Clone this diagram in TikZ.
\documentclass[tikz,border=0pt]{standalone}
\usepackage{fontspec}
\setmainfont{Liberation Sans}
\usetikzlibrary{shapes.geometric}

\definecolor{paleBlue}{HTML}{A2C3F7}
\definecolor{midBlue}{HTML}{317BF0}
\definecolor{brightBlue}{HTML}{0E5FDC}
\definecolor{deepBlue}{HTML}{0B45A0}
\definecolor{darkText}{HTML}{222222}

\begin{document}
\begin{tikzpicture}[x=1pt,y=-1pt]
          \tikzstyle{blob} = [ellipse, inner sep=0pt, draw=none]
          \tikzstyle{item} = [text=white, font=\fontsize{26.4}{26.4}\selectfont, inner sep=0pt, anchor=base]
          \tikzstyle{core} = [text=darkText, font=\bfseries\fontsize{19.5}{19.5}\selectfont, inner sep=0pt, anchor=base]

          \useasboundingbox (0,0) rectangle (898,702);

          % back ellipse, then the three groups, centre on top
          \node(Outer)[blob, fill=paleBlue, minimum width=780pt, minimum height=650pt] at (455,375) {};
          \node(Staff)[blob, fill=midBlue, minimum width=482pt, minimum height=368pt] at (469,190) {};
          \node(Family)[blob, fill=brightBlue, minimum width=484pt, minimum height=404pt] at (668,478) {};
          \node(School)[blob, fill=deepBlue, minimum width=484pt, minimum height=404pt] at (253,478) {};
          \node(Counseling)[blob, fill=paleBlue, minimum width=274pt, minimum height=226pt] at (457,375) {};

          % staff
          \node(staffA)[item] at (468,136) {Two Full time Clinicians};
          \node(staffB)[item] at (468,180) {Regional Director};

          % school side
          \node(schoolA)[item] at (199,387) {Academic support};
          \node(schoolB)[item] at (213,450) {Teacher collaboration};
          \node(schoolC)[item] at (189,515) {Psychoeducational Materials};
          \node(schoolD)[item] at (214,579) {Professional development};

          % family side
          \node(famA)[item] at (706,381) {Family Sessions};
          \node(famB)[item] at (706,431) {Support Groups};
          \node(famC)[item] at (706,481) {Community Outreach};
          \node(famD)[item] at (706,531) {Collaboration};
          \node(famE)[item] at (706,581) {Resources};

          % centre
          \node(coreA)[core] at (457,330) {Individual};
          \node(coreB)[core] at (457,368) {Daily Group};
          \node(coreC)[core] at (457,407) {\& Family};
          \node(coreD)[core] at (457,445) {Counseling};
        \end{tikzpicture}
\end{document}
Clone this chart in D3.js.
----------
Work to be completed :: Report how many lines of the records above contain the word "this", and give only that number.

Answer :: 2